I never saw someone sitting in a public space tied-off, needle-in-arm, searching for their vein on the metro in Santiago (as I did in San Franciso’s Civic Center BART station).

Before I left the USA to visit less-wealthy countries (so far Chile, Peru, and India), many people told me I would return with a new-found appreciation for the quality of life in the States. I certainly appreciate clean tap water, but I never saw someone sitting in a public space tied-off, needle-in-arm, searching for their vein on the metro in Santiago (as I did in San Franciso’s Civic Center BART station).

There were many homeless people living in India, but they did so in shanty towns–under bridges with semi-temporary shelters built from wood and scrap metal roofing. If you tried to build something for yourself under a bridge here in the US, you’d quickly find yourself behind bars.

What happened? 65,000 workers walked out for five days during the 1919 general strike of Seattle

What happened to these cities? 65,000 workers walked out for five days during the 1919 general strike of Seattle. 80 years later, more than 40,000 protesters took to the streets, blocked traffic, and told the WTO they weren’t welcome to Seattle in 1999 (and when the police pepper sprayed peaceful protesters, black bloc caused $20 million in damages followed by the resignation of the Police Chief Norm Stamper).

Pictures shows a recipe for a vegan "chicken" broth: 1.5 cups nutritional yeast, 2 tbsp onion powder, 1 tbsp garlic powder, 1 tsp dried thyme, 1 tsp rubbed sage (not powdered), 1 tsp paprika, 1/2 tsp tumeric, 1/4 tsp celery seed, 1/4 tsp dried parsley
Vegan Chicken Broth Recipe

Walk through the streets of Seattle today, and you find dozens of cheap tents with blue polyethylene tarps draped over their sad, wet shelters. And a few blocks over, there’s a torrent of luxury apartments. Tourists walk right past the prized Left Banks Anarchist bookstore to see a wage slave dramatically toss a lifeless, poisoned fish for consumption (it’s local!).

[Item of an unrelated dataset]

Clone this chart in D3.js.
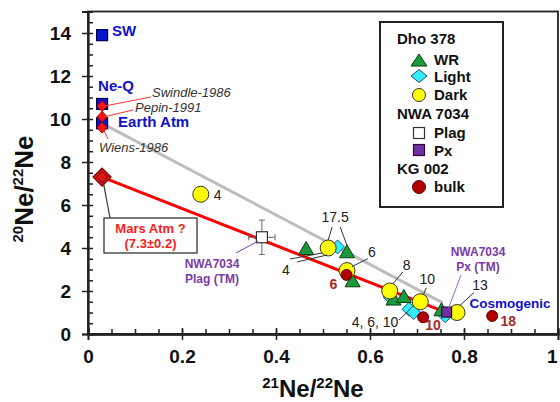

And yet, the zines I poured through at Left Banks describing the changes (brought-about roughly following the release of the iPhone in 2007, followed by stock rises of Apple, Google, and eventually Amazon–met with communicide and rising homeless populations) seemed to suggest that the worst is yet to come–in Vancouver.

As I travel north, I learn that the average cost of a single-family home is higher in Vancouver than any other city along America’s West Coast. And Vancouver is well-known as having one of the worst opiate epidemics in the continent.

the government is so eager to kick out its poor, they subsidize local bus companies to provide free outbound tickets

Alas, seeing is understanding. I don’t want to dissuade travelers from visiting these cities. I’ve certainly met many wonderful people in Portland and Seattle, and my mind has been expanded. Besides, one of the Portlandian punks I met in Seattle told me that the government is so eager to kick out its poor, they subsidize local bus companies to provide free outbound tickets. So, want a free ticket across the US? Go to Porland, dumpster some take-out from one of their many square-blocks full of food carts, and then tell greyhound you’re from–say–NYC, have no money, and you just want to go home..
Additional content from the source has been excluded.